PROBLEM TO WORK ON >> Copy exactly the lines from the one containing "Give me the" through the one containing "39, 40, 41]", both included, and leave out any pictures.

====== SUPPLIED MATERIAL ======

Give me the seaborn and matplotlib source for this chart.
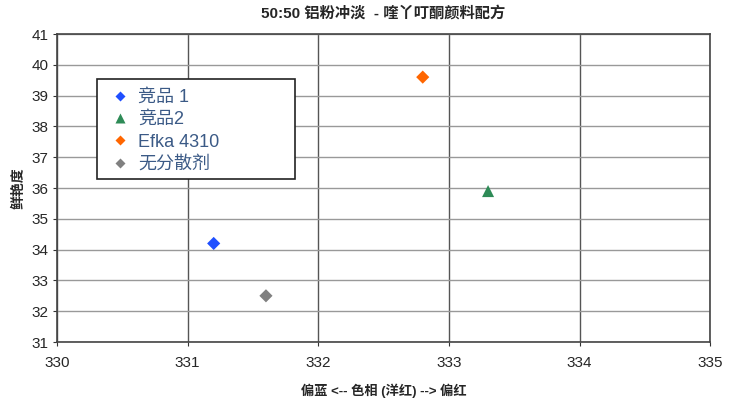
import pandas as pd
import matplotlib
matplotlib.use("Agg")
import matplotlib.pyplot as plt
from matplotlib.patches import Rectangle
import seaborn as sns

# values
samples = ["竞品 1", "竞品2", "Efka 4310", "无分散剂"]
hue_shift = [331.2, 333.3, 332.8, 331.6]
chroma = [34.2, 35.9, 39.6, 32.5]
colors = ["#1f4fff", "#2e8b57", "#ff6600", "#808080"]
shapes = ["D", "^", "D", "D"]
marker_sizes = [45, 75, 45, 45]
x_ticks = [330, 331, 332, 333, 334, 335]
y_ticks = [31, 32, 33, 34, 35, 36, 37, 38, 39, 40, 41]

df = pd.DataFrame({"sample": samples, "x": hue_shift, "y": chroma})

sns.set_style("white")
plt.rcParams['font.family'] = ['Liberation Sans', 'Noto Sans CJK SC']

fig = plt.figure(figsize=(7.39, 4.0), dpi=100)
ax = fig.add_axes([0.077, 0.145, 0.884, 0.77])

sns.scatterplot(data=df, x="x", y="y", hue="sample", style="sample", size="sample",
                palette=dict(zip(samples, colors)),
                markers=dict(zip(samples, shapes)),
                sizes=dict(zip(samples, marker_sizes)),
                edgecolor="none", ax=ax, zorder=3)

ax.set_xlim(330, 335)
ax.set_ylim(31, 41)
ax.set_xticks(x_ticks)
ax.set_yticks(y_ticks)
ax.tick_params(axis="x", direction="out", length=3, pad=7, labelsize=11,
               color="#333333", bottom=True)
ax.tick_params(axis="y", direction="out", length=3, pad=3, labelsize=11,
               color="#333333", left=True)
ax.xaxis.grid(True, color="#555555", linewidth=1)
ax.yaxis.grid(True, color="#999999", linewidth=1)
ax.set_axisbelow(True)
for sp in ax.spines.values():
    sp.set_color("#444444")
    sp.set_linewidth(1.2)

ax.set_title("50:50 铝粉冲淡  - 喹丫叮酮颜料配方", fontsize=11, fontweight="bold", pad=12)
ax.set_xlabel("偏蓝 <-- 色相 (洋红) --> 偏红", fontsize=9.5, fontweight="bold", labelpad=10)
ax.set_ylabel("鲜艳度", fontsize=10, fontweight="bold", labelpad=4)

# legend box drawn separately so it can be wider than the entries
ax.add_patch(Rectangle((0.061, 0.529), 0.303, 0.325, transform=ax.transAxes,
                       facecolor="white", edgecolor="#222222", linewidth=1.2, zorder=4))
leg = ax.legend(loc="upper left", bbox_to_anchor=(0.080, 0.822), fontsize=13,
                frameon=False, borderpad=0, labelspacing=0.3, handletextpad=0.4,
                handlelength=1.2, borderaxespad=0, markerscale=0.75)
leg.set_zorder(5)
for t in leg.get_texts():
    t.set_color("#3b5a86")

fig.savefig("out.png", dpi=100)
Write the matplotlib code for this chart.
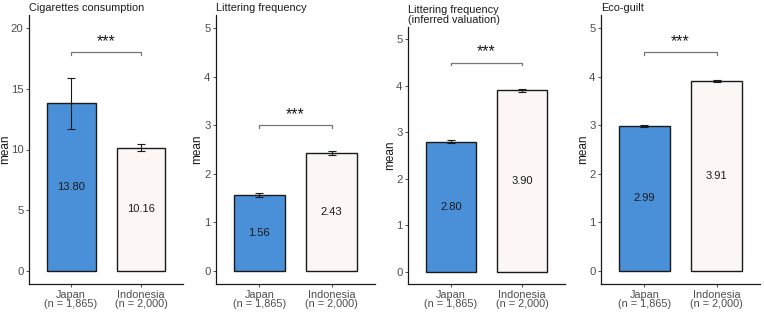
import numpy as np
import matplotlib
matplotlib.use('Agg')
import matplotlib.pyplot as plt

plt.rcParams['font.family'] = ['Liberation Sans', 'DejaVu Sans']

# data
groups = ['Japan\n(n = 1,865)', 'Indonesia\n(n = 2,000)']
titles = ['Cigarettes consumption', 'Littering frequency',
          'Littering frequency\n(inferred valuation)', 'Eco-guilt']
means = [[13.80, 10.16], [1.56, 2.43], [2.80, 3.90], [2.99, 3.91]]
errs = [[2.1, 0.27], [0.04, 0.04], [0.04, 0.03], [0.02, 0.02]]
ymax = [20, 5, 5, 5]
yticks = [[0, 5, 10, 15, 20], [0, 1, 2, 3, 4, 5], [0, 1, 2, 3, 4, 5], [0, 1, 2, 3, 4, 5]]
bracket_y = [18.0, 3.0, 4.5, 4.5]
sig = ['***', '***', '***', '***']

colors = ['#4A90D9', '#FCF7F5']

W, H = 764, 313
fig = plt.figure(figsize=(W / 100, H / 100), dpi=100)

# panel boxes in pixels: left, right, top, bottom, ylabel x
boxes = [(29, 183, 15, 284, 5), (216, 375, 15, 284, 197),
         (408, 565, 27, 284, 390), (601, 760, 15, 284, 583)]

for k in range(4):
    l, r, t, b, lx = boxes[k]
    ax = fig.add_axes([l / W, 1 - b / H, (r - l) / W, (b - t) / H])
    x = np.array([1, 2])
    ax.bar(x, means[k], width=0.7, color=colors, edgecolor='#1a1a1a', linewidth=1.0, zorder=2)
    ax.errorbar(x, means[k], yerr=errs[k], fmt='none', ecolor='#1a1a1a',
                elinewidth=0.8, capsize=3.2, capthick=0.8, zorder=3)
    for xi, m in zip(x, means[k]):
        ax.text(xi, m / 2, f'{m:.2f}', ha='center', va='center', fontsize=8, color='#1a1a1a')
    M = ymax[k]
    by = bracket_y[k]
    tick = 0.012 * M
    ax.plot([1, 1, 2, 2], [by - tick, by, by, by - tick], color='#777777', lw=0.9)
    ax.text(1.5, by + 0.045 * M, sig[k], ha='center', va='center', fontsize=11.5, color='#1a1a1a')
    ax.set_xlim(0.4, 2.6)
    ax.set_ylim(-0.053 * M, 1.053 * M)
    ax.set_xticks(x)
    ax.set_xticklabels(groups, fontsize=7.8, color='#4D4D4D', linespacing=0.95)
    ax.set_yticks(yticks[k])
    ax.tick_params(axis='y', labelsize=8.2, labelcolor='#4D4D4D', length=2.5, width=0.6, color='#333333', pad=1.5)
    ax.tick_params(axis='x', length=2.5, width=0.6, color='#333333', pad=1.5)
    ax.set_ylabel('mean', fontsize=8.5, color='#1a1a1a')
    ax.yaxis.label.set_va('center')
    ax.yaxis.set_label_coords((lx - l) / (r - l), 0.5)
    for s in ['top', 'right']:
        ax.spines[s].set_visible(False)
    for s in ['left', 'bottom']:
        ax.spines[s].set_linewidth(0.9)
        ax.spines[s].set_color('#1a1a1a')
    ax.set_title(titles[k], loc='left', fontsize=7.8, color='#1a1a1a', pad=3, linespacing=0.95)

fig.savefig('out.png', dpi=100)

======
====== SUPPLIED MATERIAL ======

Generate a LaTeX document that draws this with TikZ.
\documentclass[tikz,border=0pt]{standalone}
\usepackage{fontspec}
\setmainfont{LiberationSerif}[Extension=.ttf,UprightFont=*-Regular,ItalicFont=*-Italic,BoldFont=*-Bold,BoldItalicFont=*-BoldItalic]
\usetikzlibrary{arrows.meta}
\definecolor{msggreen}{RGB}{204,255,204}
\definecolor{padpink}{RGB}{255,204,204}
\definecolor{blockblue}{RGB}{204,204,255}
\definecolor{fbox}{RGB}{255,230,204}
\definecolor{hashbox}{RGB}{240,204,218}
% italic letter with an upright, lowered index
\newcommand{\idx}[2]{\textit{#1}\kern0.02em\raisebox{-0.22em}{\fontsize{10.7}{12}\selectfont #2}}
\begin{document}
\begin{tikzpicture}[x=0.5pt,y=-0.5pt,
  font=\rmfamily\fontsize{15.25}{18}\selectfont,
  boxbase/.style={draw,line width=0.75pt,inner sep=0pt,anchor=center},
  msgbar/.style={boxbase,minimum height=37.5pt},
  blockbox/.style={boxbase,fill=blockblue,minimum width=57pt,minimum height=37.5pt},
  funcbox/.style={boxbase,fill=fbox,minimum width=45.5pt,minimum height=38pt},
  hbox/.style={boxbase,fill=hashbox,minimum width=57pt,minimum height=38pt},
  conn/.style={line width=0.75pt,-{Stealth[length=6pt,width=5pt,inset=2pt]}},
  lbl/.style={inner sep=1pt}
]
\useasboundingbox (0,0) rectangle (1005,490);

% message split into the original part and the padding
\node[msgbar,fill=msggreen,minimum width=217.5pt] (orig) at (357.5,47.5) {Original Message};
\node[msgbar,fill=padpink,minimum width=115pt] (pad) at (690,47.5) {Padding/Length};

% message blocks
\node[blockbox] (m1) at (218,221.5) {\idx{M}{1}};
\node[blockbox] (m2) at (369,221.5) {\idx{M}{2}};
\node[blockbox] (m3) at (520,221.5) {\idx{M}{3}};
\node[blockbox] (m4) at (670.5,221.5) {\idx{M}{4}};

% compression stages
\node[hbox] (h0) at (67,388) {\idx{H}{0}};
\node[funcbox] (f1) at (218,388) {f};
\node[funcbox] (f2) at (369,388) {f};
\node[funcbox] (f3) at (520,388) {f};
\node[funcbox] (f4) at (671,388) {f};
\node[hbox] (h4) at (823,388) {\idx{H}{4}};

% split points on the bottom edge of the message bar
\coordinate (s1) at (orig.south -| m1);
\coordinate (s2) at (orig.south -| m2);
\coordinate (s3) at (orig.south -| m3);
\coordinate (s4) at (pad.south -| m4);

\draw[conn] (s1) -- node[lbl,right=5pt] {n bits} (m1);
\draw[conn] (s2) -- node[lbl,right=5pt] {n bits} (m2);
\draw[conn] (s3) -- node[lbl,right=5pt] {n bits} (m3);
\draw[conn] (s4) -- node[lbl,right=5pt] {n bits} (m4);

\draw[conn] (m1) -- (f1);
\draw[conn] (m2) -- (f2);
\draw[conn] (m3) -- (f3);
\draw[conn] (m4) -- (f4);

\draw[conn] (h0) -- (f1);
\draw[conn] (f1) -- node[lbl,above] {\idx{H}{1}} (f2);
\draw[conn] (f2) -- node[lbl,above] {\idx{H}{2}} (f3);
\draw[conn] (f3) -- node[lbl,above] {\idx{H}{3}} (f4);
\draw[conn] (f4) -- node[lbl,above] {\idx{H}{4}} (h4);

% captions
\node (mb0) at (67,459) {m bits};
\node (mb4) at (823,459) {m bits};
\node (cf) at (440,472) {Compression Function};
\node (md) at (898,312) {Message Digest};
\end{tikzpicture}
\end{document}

======

FULL SOLUTION >>
Give me the seaborn and matplotlib source for this chart.
import pandas as pd
import matplotlib
matplotlib.use("Agg")
import matplotlib.pyplot as plt
from matplotlib.patches import Rectangle
import seaborn as sns

# values
samples = ["竞品 1", "竞品2", "Efka 4310", "无分散剂"]
hue_shift = [331.2, 333.3, 332.8, 331.6]
chroma = [34.2, 35.9, 39.6, 32.5]
colors = ["#1f4fff", "#2e8b57", "#ff6600", "#808080"]
shapes = ["D", "^", "D", "D"]
marker_sizes = [45, 75, 45, 45]
x_ticks = [330, 331, 332, 333, 334, 335]
y_ticks = [31, 32, 33, 34, 35, 36, 37, 38, 39, 40, 41]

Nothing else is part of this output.